I've been known to get crushes fairly easily. Whether it's because they were nice to me, if they play a sport I like to watch, or even if they're just hot, I have been known to fall very easily into the trap boys put out there.
In college, it's been very easy to act on crushes that I've had. In high school, if I had a crush, I would suppress it so deep down that no one ever knew about it. My way of showing someone I liked them was ignoring them or being mean to them, which obviously didn't work out in my favor.
Now that I am in college, I feel a lot more confident to make a move on someone. Sometimes they reciprocate it, sometimes they don't and I look stupid. Is this a better plan than what I had been doing in high school? Maybe, maybe not.
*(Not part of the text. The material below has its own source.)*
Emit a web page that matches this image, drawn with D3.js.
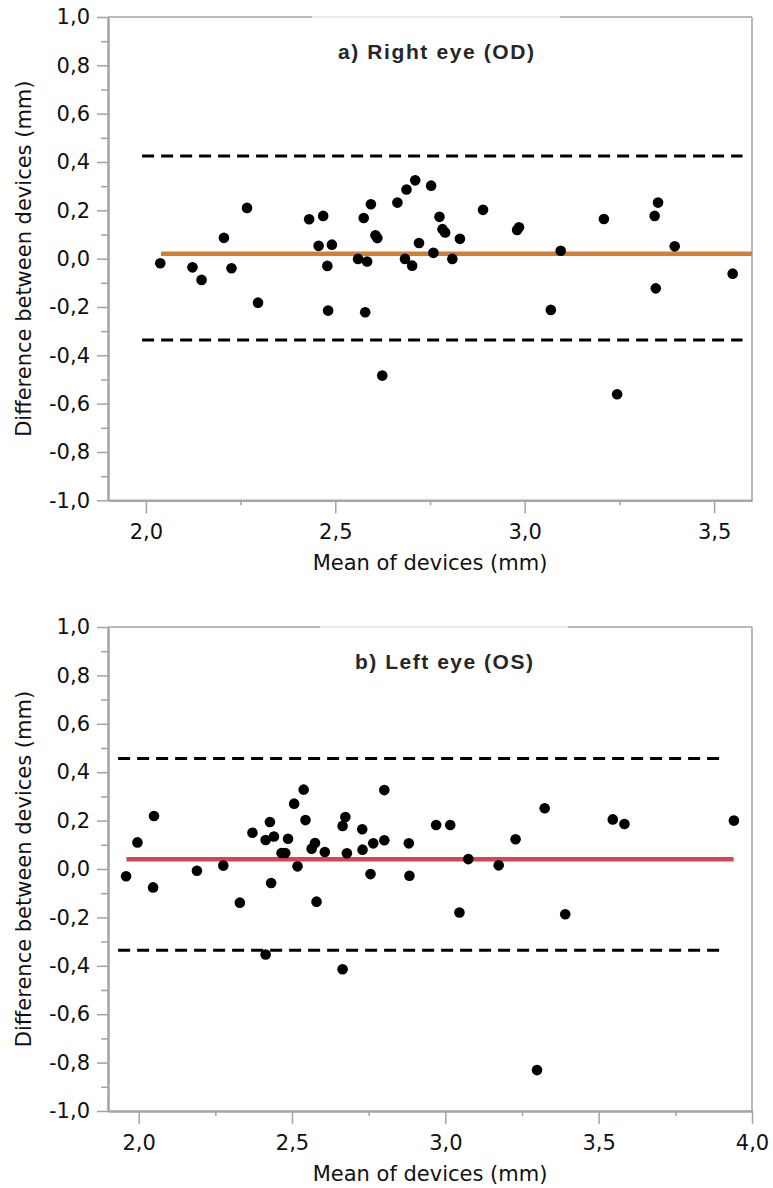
<!DOCTYPE html>
<html>
<head>
<meta charset="utf-8">
<script src="https://cdn.jsdelivr.net/npm/d3@7"></script>
<style>
  body { margin: 0; background: #fff; }
  svg { display: block; }
  .tick text { font-family: "DejaVu Sans", sans-serif; font-size: 21px; fill: #111; }
  .axis-title { font-family: "DejaVu Sans", sans-serif; font-size: 21px; fill: #111; }
  .panel-title { font-family: "Liberation Sans", Arial, sans-serif; font-size: 21px; font-weight: bold; fill: #262626; }
</style>
</head>
<body>
<div id="chart"></div>
<script>
// a) Right eye (OD): mean of devices vs difference between devices (mm)
const odMean = [2.038, 2.123, 2.147, 2.206, 2.226, 2.267, 2.296, 2.431, 2.468, 2.456,
  2.491, 2.479, 2.481, 2.560, 2.584, 2.575, 2.594, 2.606, 2.611, 2.579,
  2.624, 2.664, 2.688, 2.711, 2.753, 2.684, 2.703, 2.721, 2.759, 2.775,
  2.783, 2.790, 2.809, 2.829, 2.890, 2.980, 2.985, 3.095, 3.069, 3.209,
  3.343, 3.352, 3.346, 3.396, 3.549, 3.244];
const odDiff = [-0.019, -0.036, -0.088, 0.086, -0.040, 0.210, -0.182, 0.163, 0.177, 0.053,
  0.058, -0.030, -0.215, -0.001, -0.012, 0.168, 0.225, 0.097, 0.085, -0.222,
  -0.484, 0.232, 0.286, 0.324, 0.302, -0.001, -0.029, 0.065, 0.024, 0.173,
  0.122, 0.108, -0.001, 0.082, 0.202, 0.119, 0.130, 0.033, -0.212, 0.164,
  0.177, 0.232, -0.123, 0.051, -0.062, -0.561];
const odBias = [0.02];
const odLimits = [0.425, -0.337];
const odBiasRange = [2.04, 3.6];
const odLimitRange = [1.99, 3.575];

// b) Left eye (OS)
const osMean = [1.959, 1.996, 2.050, 2.047, 2.190, 2.276, 2.330, 2.371, 2.414, 2.414,
  2.428, 2.441, 2.432, 2.466, 2.478, 2.487, 2.507, 2.538, 2.544, 2.518,
  2.564, 2.575, 2.580, 2.607, 2.665, 2.674, 2.679, 2.665, 2.729, 2.730,
  2.765, 2.756, 2.801, 2.801, 2.881, 2.883, 2.970, 3.016, 3.075, 3.046,
  3.174, 3.229, 3.324, 3.391, 3.299, 3.546, 3.584, 3.941];
const osDiff = [-0.030, 0.110, 0.219, -0.076, -0.007, 0.014, -0.139, 0.150, -0.353, 0.120,
  0.194, 0.134, -0.058, 0.066, 0.066, 0.125, 0.270, 0.328, 0.202, 0.011,
  0.084, 0.107, -0.135, 0.070, 0.178, 0.215, 0.065, -0.414, 0.164, 0.080,
  0.106, -0.021, 0.326, 0.119, 0.106, -0.028, 0.182, 0.182, 0.041, -0.180,
  0.015, 0.123, 0.251, -0.187, -0.831, 0.205, 0.186, 0.200];
const osBias = [0.04];
const osLimits = [0.457, -0.336];
const osBiasRange = [1.96, 3.94];
const osLimitRange = [1.933, 3.895];

const yDomain = [-1.0, 1.0];
const yMajorTicks = [-1.0, -0.8, -0.6, -0.4, -0.2, 0.0, 0.2, 0.4, 0.6, 0.8, 1.0];
const yMinorTicks = [-0.9, -0.7, -0.5, -0.3, -0.1, 0.1, 0.3, 0.5, 0.7, 0.9];

const fmt = d3.formatLocale({ decimal: ",", thousands: ".", grouping: [3], currency: ["", ""], minus: "-" }).format(".1f");

const svg = d3.select("#chart").append("svg")
  .attr("width", 773)
  .attr("height", 1188);

function drawPanel(cfg) {
  const g = svg.append("g");
  const x = d3.scaleLinear().domain(cfg.xDomain).range([108, 752]);
  const y = d3.scaleLinear().domain(yDomain).range([cfg.bottom, cfg.top]);
  const axisColor = "#a3a3a3";

  // frame (top + right)
  g.append("line").attr("x1", 108).attr("x2", 752).attr("y1", cfg.top).attr("y2", cfg.top)
    .attr("stroke", axisColor).attr("stroke-width", 1.5);
  g.append("line").attr("x1", cfg.titleX - 124).attr("x2", cfg.titleX + 124).attr("y1", cfg.top).attr("y2", cfg.top)
    .attr("stroke", "#ececec").attr("stroke-width", 2);
  g.append("line").attr("x1", 752).attr("x2", 752).attr("y1", cfg.top).attr("y2", cfg.bottom)
    .attr("stroke", axisColor).attr("stroke-width", 1.5);

  // y axis
  g.append("g").attr("transform", "translate(108,0)")
    .call(d3.axisLeft(y).tickValues(yMajorTicks).tickFormat(fmt).tickSize(11).tickPadding(7).tickSizeOuter(0));
  g.append("g").attr("transform", "translate(108,0)")
    .call(d3.axisLeft(y).tickValues(yMinorTicks).tickFormat("").tickSize(7).tickSizeOuter(0));

  // x axis
  g.append("g").attr("transform", `translate(0,${cfg.bottom})`)
    .call(d3.axisBottom(x).tickValues(cfg.xMajor).tickFormat(fmt).tickSize(13).tickPadding(11).tickSizeOuter(0));
  g.append("g").attr("transform", `translate(0,${cfg.bottom})`)
    .call(d3.axisBottom(x).tickValues(cfg.xMinor).tickFormat("").tickSize(5).tickSizeOuter(0));

  g.selectAll(".domain").attr("stroke", axisColor).attr("stroke-width", 2);
  g.selectAll(".tick line").attr("stroke", axisColor).attr("stroke-width", 1.5);

  // limits of agreement
  g.selectAll(".loa")
    .data(cfg.limits)
    .enter()
    .append("line")
    .attr("class", "loa")
    .attr("x1", x(cfg.limitRange[0]))
    .attr("x2", x(cfg.limitRange[1]))
    .attr("y1", (d) => y(d))
    .attr("y2", (d) => y(d))
    .attr("stroke", "#000")
    .attr("stroke-width", 3)
    .attr("stroke-dasharray", "12,7");

  // mean difference
  g.selectAll(".bias")
    .data(cfg.bias)
    .enter()
    .append("line")
    .attr("class", "bias")
    .attr("x1", x(cfg.biasRange[0]))
    .attr("x2", x(cfg.biasRange[1]))
    .attr("y1", (d) => y(d))
    .attr("y2", (d) => y(d))
    .attr("stroke", cfg.biasColor)
    .attr("stroke-width", 4.5);

  // points
  g.selectAll(".dot")
    .data(d3.zip(cfg.mean, cfg.diff))
    .enter()
    .append("circle")
    .attr("class", "dot")
    .attr("cx", (d) => x(d[0]))
    .attr("cy", (d) => y(d[1]))
    .attr("r", 5.3)
    .attr("fill", "#000");

  // texts
  g.append("text")
    .attr("class", "panel-title")
    .attr("x", cfg.titleX)
    .attr("y", cfg.top + 42)
    .attr("text-anchor", "middle")
    .attr("textLength", cfg.titleLen)
    .attr("lengthAdjust", "spacing")
    .text(cfg.title);

  g.append("text")
    .attr("class", "axis-title")
    .attr("x", 430)
    .attr("y", cfg.bottom + 70)
    .attr("text-anchor", "middle")
    .text("Mean of devices (mm)");

  g.append("text")
    .attr("class", "axis-title")
    .attr("transform", `translate(31,${(cfg.top + cfg.bottom) / 2}) rotate(-90)`)
    .attr("text-anchor", "middle")
    .text("Difference between devices (mm)");
}

drawPanel({
  top: 17, bottom: 500.3,
  xDomain: [1.9, 3.6],
  xMajor: [2.0, 2.5, 3.0, 3.5],
  xMinor: [2.25, 2.75, 3.25],
  mean: odMean, diff: odDiff,
  bias: odBias, biasRange: odBiasRange, biasColor: "#d17f33",
  limits: odLimits, limitRange: odLimitRange,
  title: "a) Right eye (OD)", titleX: 436, titleLen: 196
});

drawPanel({
  top: 627, bottom: 1111,
  xDomain: [1.9, 4.0],
  xMajor: [2.0, 2.5, 3.0, 3.5, 4.0],
  xMinor: [2.25, 2.75, 3.25, 3.75],
  mean: osMean, diff: osDiff,
  bias: osBias, biasRange: osBiasRange, biasColor: "#d44652",
  limits: osLimits, limitRange: osLimitRange,
  title: "b) Left eye (OS)", titleX: 444, titleLen: 178
});
</script>
</body>
</html>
Either way, I mess things up for myself quite often. I always embarrass myself in front of crushes that I have and then get nervous and ghost them. Does this make me a jerk? Absolutely.
One crush I had I ended up hooking up with one time and he was really weird after that and he just wanted to hook up. I take responsibility for hooking up with him on the first night, but I thought that this could lead up to us talking, which it obviously wouldn't. I learned that day that in order to find my someone, I had to move past the people that only wanted me to hook up.
I obviously have stopped doing this due to the fact that I make myself look dumb and I know now that I don't always have to make the first move.
I liked making the first move because it really made me feel powerful in a sense. This was my way of switching the gender stereotypes and I loved it.
However, I have learned that whatever comes will come. Being laid back when it comes to relationships has NEVER been my strong suit. Seeing all my friends hook up with boys and date boys has always made me feel inferior because the attempts I made were either short-lived or never happened.
From that point on, I have decided to stop acting on the crushes I have. Whatever comes will come and I will find my perfect person one day. Whether that's tomorrow or ten years from now, I know he'll come. Until that happens, I still want to have fun and enjoy my college experience. However, I will not be acting on every single crush I have anymore.
Sometimes, just the idea of something is better than the reality.
Your imagination is something that you need to keep throughout your life because without it, the reality of life will set in and it might just eat you alive. Keep dreaming about that boy in Math class and that boy on the Baseball team and think of any scenarios you want. Your perfect someone is waiting out there for you, and he'll be here soon.